The Federal Government (FGN)regulates the selling price of petrol, but petrol importers had to buy forex from the unregulated parallel market and sell at the government regulated price. The private dealers simply did not see a profit motive in importing and selling at N87 per liter, this led to scarcity of petrol, strikes and lost man-hours in the pumps. Most importantly energy price hike began to push up the inflation rates.

 

 

So first quarter of 2016 saw the economy of Nigeria suffer from a loss of productivity due to lack of petroleum products as well as a high cost of accessing forex by the private sector.

The twin decisions to protect the forex reserves and not remove the subsidy on imported petrol directly caused the complete slowdown of the Nigeria economy and led to the recession.

 

The solutions have made the situation worse…

The FGN solutions have been too slow and have made the situation worse.

In trying to solve the forex deficit, The CBN vacillated and finally created an “interbank forex market” but restricted many buyers (41 import prohibited items) from that market. To solve the fuel crises, the FGN increased the price of imported petrol, thus increasing the margins to marketers.

The effect of these two polices, has been to increase the cost of production of Nigerian based business. A scarcity of forex, has pushed even approved items to the parrell market, leading to higher production costs, likewise, higher cost of petroleum products has also driven production costs higher. The impact of this higher costs, especially energy costs have been to trend the inflation rate upwards.

Stagflation arrives

The effect is stagflation, i.e. high unemployment, high inflation. High unemployment’s and recent job losses has led a fall in household spending.

 

THE WAY FORWARD

 

Reflating Household consumer spending is key.

The Nigerian Bureau of Statistics estimates that Household consumption to real GDP as at 2015 was 68.27%, thus any policy that positively affects this component of the economy will have a direct positive effect on the economy.

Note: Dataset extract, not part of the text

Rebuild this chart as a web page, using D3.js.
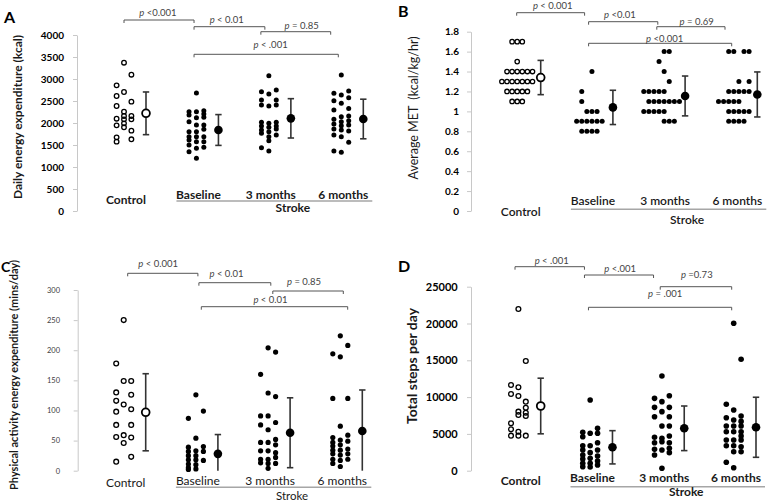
<!DOCTYPE html>
<html><head><meta charset="utf-8">
<script src="https://cdn.jsdelivr.net/npm/d3@7"></script>
<style>body{margin:0;background:#fff}svg{display:block}</style>
</head><body><svg id="chart" width="770" height="501"></svg>
<script>
const FONT = "Lato, 'Open Sans', 'DejaVu Sans', sans-serif";
const groups = ["Control", "Baseline", "3 months", "6 months"];

// ---- Panel A: Daily energy expenditure (kcal) ----
const energyTicks = [0, 500, 1000, 1500, 2000, 2500, 3000, 3500, 4000];
const energyControl = [[2856, 2614, 2386, 2098, 1947, 1674, 1576], [3371, 2705, 2258, 2160, 2083, 1992, 1902], [3098, 2485, 2160, 2083, 1826, 1629]];
const energyBaseline = [[2258, 2182, 2030, 1803, 1689, 1614, 1500, 1348], [2682, 2258, 2121, 1955, 1803, 1689, 1576, 1424, 1197], [2280, 2205, 2129, 1955, 1856, 1689, 1576, 1447]];
const energy3m = [[2712, 2523, 2409, 2015, 1932, 1841, 1765, 1440], [3076, 2659, 2386, 1992, 1902, 1803, 1689, 1598, 1364], [2750, 2523, 2409, 2015, 1932, 1864, 1727]];
const energy6m = [[2674, 2508, 2295, 2083, 1977, 1864, 1727, 1364], [3091, 2636, 2447, 2144, 2030, 1939, 1841, 1689, 1333], [2727, 2576, 2330, 2159, 2053, 1955, 1818, 1561]];
const energyMean = [2220, 1841, 2106, 2091];
const energySD = [485, 350, 447, 450];
const energyP = [" <0.001", " < 0.01", " = 0.85", " < .001"];

// ---- Panel B: Average MET (kcal/kg/hr) ----
const metTicks = [0, 0.2, 0.4, 0.6, 0.8, 1, 1.2, 1.4, 1.6, 1.8];
const metControl = [[1.3], [1.4, 1.3, 1.2], [1.7, 1.4, 1.3, 1.2, 1.1], [1.7, 1.5, 1.4, 1.3, 1.2, 1.1], [1.7, 1.4, 1.3, 1.2, 1.1], [1.4, 1.3, 1.2], [1.4, 1.3]];
const metBaseline = [[0.9], [1.2, 1.1, 0.9, 0.8], [1.0, 0.9, 0.8], [1.4, 1.0, 0.9, 0.8], [1.0, 0.9, 0.8], [0.9]];
const met3m = [[1.2, 1.0], [1.2, 1.1, 1.0], [1.2, 1.1, 1.0], [1.5, 1.2, 1.1, 1.0], [1.6, 1.4, 1.2, 1.1, 1.0, 0.9], [1.6, 1.3, 1.1, 0.9], [1.1, 0.9], [1.1]];
const met6m = [[1.1], [1.1], [1.6, 1.2, 1.1, 1.0, 0.9], [1.6, 1.2, 1.1, 1.0, 0.9], [1.3, 1.2, 1.1, 1.0, 0.9], [1.6, 1.2, 1.0, 0.9], [1.6, 1.3, 1.2, 1.0]];
const metMean = [1.34, 1.04, 1.155, 1.17];
const metSD = [0.172, 0.172, 0.2, 0.226];
const metP = [" < 0.001", " <0.01", " = 0.69", " <0.001"];

// ---- Panel C: Physical activity energy expenditure (mins/day) ----
const paTicks = [0, 50, 100, 150, 200, 250, 300];
const paControl = [[178, 130, 116, 98, 76, 56, 15], [250, 149, 110, 59, 46], [149, 126, 102, 76, 55, 23]];
const paBaseline = [[87, 39, 32, 25, 18, 11, 5, 2], [126, 54, 33, 25, 18, 10, 3], [99, 40, 32, 17]];
const pa3m = [[160, 91, 76, 47, 33, 19, 13], [204, 129, 91, 68, 47, 33, 19, 12, 4], [197, 123, 80, 52, 43, 30, 22, 12]];
const pa6m = [[194, 120, 55, 47, 41, 34, 28, 19, 12], [224, 189, 74, 51, 43, 34, 26, 17, 7], [208, 120, 59, 49, 36, 28, 19]];
const paMean = [97, 28, 63, 66];
const paSD = [64, 32, 58, 68];
const paP = [" < 0.001", " < 0.01", " = 0.85", " < 0.01"];

// ---- Panel D: Total steps per day ----
const stepsTicks = [0, 5000, 10000, 15000, 20000, 25000];
const stepsControl = [[11650, 10420, 6440, 5620, 4760], [21970, 11330, 10150, 8020, 7570, 5300, 4760], [14900, 9380, 8560, 7880, 7430, 4760]];
const stepsBaseline = [[5210, 4620, 3400, 2810, 2130, 1590, 1000, 540], [9600, 5080, 3400, 2450, 1680, 1000, 500], [5760, 5080, 3800, 2810, 2000, 1320, 770]];
const steps3m = [[9830, 8610, 7340, 4540, 3800, 2900, 2130], [12870, 9380, 8020, 6070, 4400, 3940, 2810, 330], [10190, 8610, 7340, 6070, 4710, 3800, 3040, 2450]];
const steps6m = [[9020, 7200, 6070, 5300, 4170, 3400, 1140], [20030, 8250, 6890, 6070, 5300, 4170, 3400, 2580, 410], [15140, 7430, 6700, 6070, 5300, 4710, 4170, 3260, 2580]];
const stepsMean = [8790, 3180, 5760, 5900];
const stepsSD = [3780, 2260, 3030, 4080];
const stepsP = [" < .001", " <.001", " =0.73", " = .001"];

const svg = d3.select("#chart");

function drawPanel(p) {
  const g = svg.append("g");
  const x = d3.scalePoint().domain(groups).range(p.xRange);
  const y = d3.scaleLinear().domain([0, p.ticks[p.ticks.length - 1]]).range(p.yRange);

  // axis
  const axis = d3.axisLeft(y).tickValues(p.ticks).tickSize(4).tickSizeOuter(0)
    .tickPadding(p.tickPad).tickFormat(d => String(d));
  const ax = g.append("g").attr("transform", `translate(${p.axisX},0)`).call(axis);
  ax.select(".domain").attr("stroke", "#c8c8c8").attr("stroke-width", 1);
  ax.selectAll(".tick line").attr("stroke", "#c8c8c8");
  ax.selectAll(".tick text").attr("font-family", FONT).attr("font-size", p.tickFont)
    .attr("font-weight", p.tickWeight).attr("fill", p.tickColor);

  // y label
  g.append("text").attr("transform", `translate(${p.ylab.x},${p.ylab.y}) rotate(-90)`)
    .attr("text-anchor", "middle").attr("dominant-baseline", "central")
    .attr("font-family", FONT).attr("font-size", p.ylab.size).attr("font-weight", p.ylab.weight)
    .attr("fill", "#1a1a1a").style("white-space", "pre").text(p.ylab.text);

  // panel letter
  g.append("text").attr("x", p.letter.x).attr("y", p.letter.y)
    .attr("font-family", FONT).attr("font-size", p.letter.size).attr("font-weight", "bold")
    .attr("fill", "#000").text(p.letter.text);

  // points
  const pts = [];
  p.data.forEach((cols, gi) => {
    const n = cols.length;
    cols.forEach((col, ci) => col.forEach(v => pts.push({ gi, ci, n, v })));
  });
  g.append("g").selectAll("circle").data(pts).join("circle")
    .attr("cx", d => x(groups[d.gi]) - p.clusterOff + (d.ci - (d.n - 1) / 2) * p.colStep)
    .attr("cy", d => y(d.v))
    .attr("r", d => d.gi === 0 ? p.openR : p.dotR)
    .attr("fill", d => d.gi === 0 ? "none" : "#000")
    .attr("stroke", d => d.gi === 0 ? "#000" : "none")
    .attr("stroke-width", 1.3);

  // mean +/- SD
  const stats = groups.map((grp, i) => ({ grp, i, m: p.mean[i], s: p.sd[i] }));
  const eb = g.append("g").attr("stroke", "#333").attr("stroke-width", 1.6).attr("fill", "none");
  stats.forEach(d => {
    const cx = x(d.grp);
    const top = y(d.m + d.s);
    const loV = d.m - d.s;
    const bot = y(Math.max(0, loV));
    eb.append("line").attr("x1", cx).attr("x2", cx).attr("y1", top).attr("y2", bot);
    eb.append("line").attr("x1", cx - 3.2).attr("x2", cx + 3.2).attr("y1", top).attr("y2", top);
    if (loV > 0) eb.append("line").attr("x1", cx - 3.2).attr("x2", cx + 3.2).attr("y1", bot).attr("y2", bot);
  });
  g.append("g").selectAll("circle").data(stats).join("circle")
    .attr("cx", d => x(d.grp)).attr("cy", d => y(d.m))
    .attr("r", d => d.i === 0 ? 3.9 : 4.3)
    .attr("fill", d => d.i === 0 ? "#fff" : "#000")
    .attr("stroke", "#000").attr("stroke-width", d => d.i === 0 ? 1.8 : 0);

  // brackets
  p.brackets.forEach((b, k) => {
    const x1 = x(groups[b.from]) + b.o1, x2 = x(groups[b.to]) + b.o2;
    g.append("path").attr("d", `M${x1},${b.y + 3}V${b.y}H${x2}V${b.y + 3}`)
      .attr("fill", "none").attr("stroke", "#555").attr("stroke-width", 1);
    const t = g.append("text").attr("x", (x1 + x2) / 2 + b.dx).attr("y", b.y + b.dy)
      .attr("text-anchor", "middle").attr("font-family", FONT).attr("font-size", 9.5)
      .attr("fill", "#444").style("white-space", "pre");
    t.append("tspan").attr("font-style", "italic").text("p");
    t.append("tspan").text(p.pLabels[k]);
  });

  // category labels
  const c = p.cat;
  g.append("g").selectAll("text").data(groups).join("text")
    .attr("x", d => x(d) - 20)
    .attr("y", (d, i) => i === 0 ? c.controlY : c.strokeY)
    .attr("text-anchor", "middle").attr("font-family", FONT).attr("font-size", c.size)
    .attr("font-weight", c.weight).attr("fill", "#1a1a1a").text(d => d);
  g.append("line").attr("x1", x(groups[1]) - 42).attr("x2", x(groups[3]) + 9)
    .attr("y1", c.lineY).attr("y2", c.lineY).attr("stroke", "#a6a6a6").attr("stroke-width", 1.5);
  g.append("text").attr("x", x(groups[2]) + 2).attr("y", c.strokeLabelY)
    .attr("text-anchor", "middle").attr("font-family", FONT).attr("font-size", c.strokeSize || c.size)
    .attr("font-weight", c.weight).attr("fill", "#1a1a1a").text("Stroke");
}

drawPanel({
  xRange: [146, 363.3], axisX: 77, yRange: [211, 35], ticks: energyTicks,
  tickFont: 10, tickWeight: "bold", tickColor: "#000", tickPad: 9,
  ylab: { text: "Daily energy expenditure (kcal)", x: 17, y: 117, size: 12, weight: "bold" },
  letter: { text: "A", x: 4, y: 23, size: 16 },
  data: [energyControl, energyBaseline, energy3m, energy6m], mean: energyMean, sd: energySD,
  colStep: 7.4, clusterOff: 22, dotR: 2.5, openR: 2.3,
  pLabels: energyP,
  brackets: [
    { from: 0, to: 1, o1: -22, o2: -24.4, y: 20, dx: -1.2, dy: -4.5 },
    { from: 1, to: 2, o1: -24.4, o2: -26, y: 26.7, dx: -2.7, dy: -3.4 },
    { from: 2, to: 3, o1: -30, o2: -32.6, y: 31.7, dx: 5.8, dy: -2.4 },
    { from: 1, to: 3, o1: -24.4, o2: -25, y: 54.3, dx: 4.4, dy: -6 }
  ],
  cat: { size: 12, weight: "bold", controlY: 204, strokeY: 198.7, lineY: 201, strokeLabelY: 212.3 }
});

drawPanel({
  xRange: [540.7, 757.3], axisX: 471, yRange: [211, 31.7], ticks: metTicks,
  tickFont: 10, tickWeight: "bold", tickColor: "#000", tickPad: 8,
  ylab: { text: "Average MET  (kcal/kg/hr)", x: 413, y: 108, size: 12.5, weight: "normal" },
  letter: { text: "B", x: 398, y: 17, size: 16 },
  data: [metControl, metBaseline, met3m, met6m], mean: metMean, sd: metSD,
  colStep: 5.1, clusterOff: 23.5, dotR: 2.5, openR: 2.2,
  pLabels: metP,
  brackets: [
    { from: 0, to: 1, o1: -24, o2: -28.3, y: 12.7, dx: 2.1, dy: -3.4 },
    { from: 1, to: 2, o1: -24.3, o2: -27.3, y: 21.7, dx: -3.4, dy: -3.4 },
    { from: 2, to: 3, o1: -28.3, o2: -32.3, y: 26.7, dx: 5.8, dy: -1.7 },
    { from: 1, to: 3, o1: -24.3, o2: -25.6, y: 43.3, dx: 4.6, dy: -1.6 }
  ],
  cat: { size: 12, weight: "600", controlY: 216, strokeY: 205, lineY: 209.3, strokeLabelY: 224 }
});

drawPanel({
  xRange: [145.7, 362.3], axisX: 77.7, yRange: [470.7, 290], ticks: paTicks,
  tickFont: 7.5, tickWeight: "normal", tickColor: "#404040", tickPad: 13.7,
  ylab: { text: "Physical activity energy expenditure (mins/day)", x: 13.3, y: 375, size: 11, weight: "bold" },
  letter: { text: "C", x: 1, y: 272, size: 14 },
  data: [paControl, paBaseline, pa3m, pa6m], mean: paMean, sd: paSD,
  colStep: 7.5, clusterOff: 22, dotR: 2.6, openR: 2.4,
  pLabels: paP,
  brackets: [
    { from: 0, to: 1, o1: -18, o2: -20, y: 273.3, dx: -4.7, dy: -6 },
    { from: 1, to: 2, o1: -19, o2: -19.3, y: 282.7, dx: -8.3, dy: -6 },
    { from: 2, to: 3, o1: -17.3, o2: -19, y: 291, dx: -4, dy: -6 },
    { from: 1, to: 3, o1: -16.6, o2: -14.6, y: 306.7, dx: -4, dy: -3.4 }
  ],
  cat: { size: 12, strokeSize: 11.5, weight: "normal", controlY: 486.5, strokeY: 484.5, lineY: 487.3, strokeLabelY: 499.8 }
});

drawPanel({
  xRange: [540.7, 756], axisX: 471, yRange: [470.7, 286.7], ticks: stepsTicks,
  tickFont: 11, tickWeight: "bold", tickColor: "#000", tickPad: 9.3,
  ylab: { text: "Total steps per day", x: 411, y: 366, size: 14, weight: "bold" },
  letter: { text: "D", x: 398, y: 272, size: 16 },
  data: [stepsControl, stepsBaseline, steps3m, steps6m], mean: stepsMean, sd: stepsSD,
  colStep: 7.4, clusterOff: 22.3, dotR: 2.8, openR: 2.4,
  pLabels: stepsP,
  brackets: [
    { from: 0, to: 1, o1: -25.7, o2: -28, y: 266.7, dx: 2, dy: -2.7 },
    { from: 1, to: 2, o1: -28, o2: -30.7, y: 275, dx: 1.2, dy: -3.3 },
    { from: 2, to: 3, o1: -24, o2: -24.3, y: 286.7, dx: 0.8, dy: -8.4 },
    { from: 1, to: 3, o1: -24, o2: -24.3, y: 307.3, dx: 5, dy: -10.6 }
  ],
  cat: { size: 12, weight: "bold", controlY: 485, strokeY: 481.7, lineY: 486.7, strokeLabelY: 496 }
});
</script>
</body></html>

As long as household incomes remain under attack any “stimulus” program of the government will not have the desired effect.

The Vice President, Prof Yemi Osinbanjo said, “you spend your way out of a recession” …, agreed. However, we are yet to see evidence of any stimulus. The Finance Minister said in July that N247b has been released as capital expenditures, this is grossly inadequate, it represents less than N2,000 for 160m Nigerians. Of the N500b Social Intervention Fund, only N20b has been released we understand.

 

Reflating the Household

Household spending is down, Trade as a subsector of the GDP returned a negative GDP growth of (0.03%) as at Quarter Two 2016, this is a red flag. All spending to reflate the economy must address raising incomes of the household.

Tax cuts will have less impact in Nigeria because of low tax to GDP ratio so what is needed is a method to reflate the economy directly. Can we try a reverse VAT? where the consumer is paid back 5% cash back in every purchase? this will ensure we stimulate spending, not just savings.

 

Reflating the Organized Private Sector

We have bailed out states to pay salaries of workers, it’s important we support the organized private sector to create and save private sector jobs. A job translates to income to the household, thus encouraging consumption.

So reflationary policies must support companies to retain and hire workers, for a start, the private sector cannot be killed with new “IGR” taxes to support the spending by the government.

There are immediate actions that can be taken for example a 50% across the board reduction in import duties, or a 50% deferment of all PAYE and Company Income taxes both Federal and States, taken on the condition jobs are saved.

This will have reduced the Federation income but it’s a direct stimulus as wages are earned and the unemployment rate is kept low.

 

So what are the lessons from this? For the Federal and State governments?

 

  1. The Federal Government must react quickly to events outside its control; whilst energy prices fall outside the control of one government, devaluation is well within the preview of the government.
  2. The Federal Government must understand perception is as real as reality; When JP Morgan removes your bonds from the index, the perception is often worse.
  3. All policy objectives cannot be met, chose the option with more payoff to the wider economy, implement it; Nigeria had no reason to retain fuel subsidies for so long if she held unto a currency peg
  4. Politics must consider economics, as economics will not consider politics; whilst it politicly expedient to have a “strong” Naira, a weaker exchange rate may actually boost export earnings.

 

In closing, a recession is a natural stage in any capitalist economy, a recession can be seen a severe diet to shed off inefficient economic players. What we must fear is an extended recession that leads to a depression that destroys jobs, household and the economy.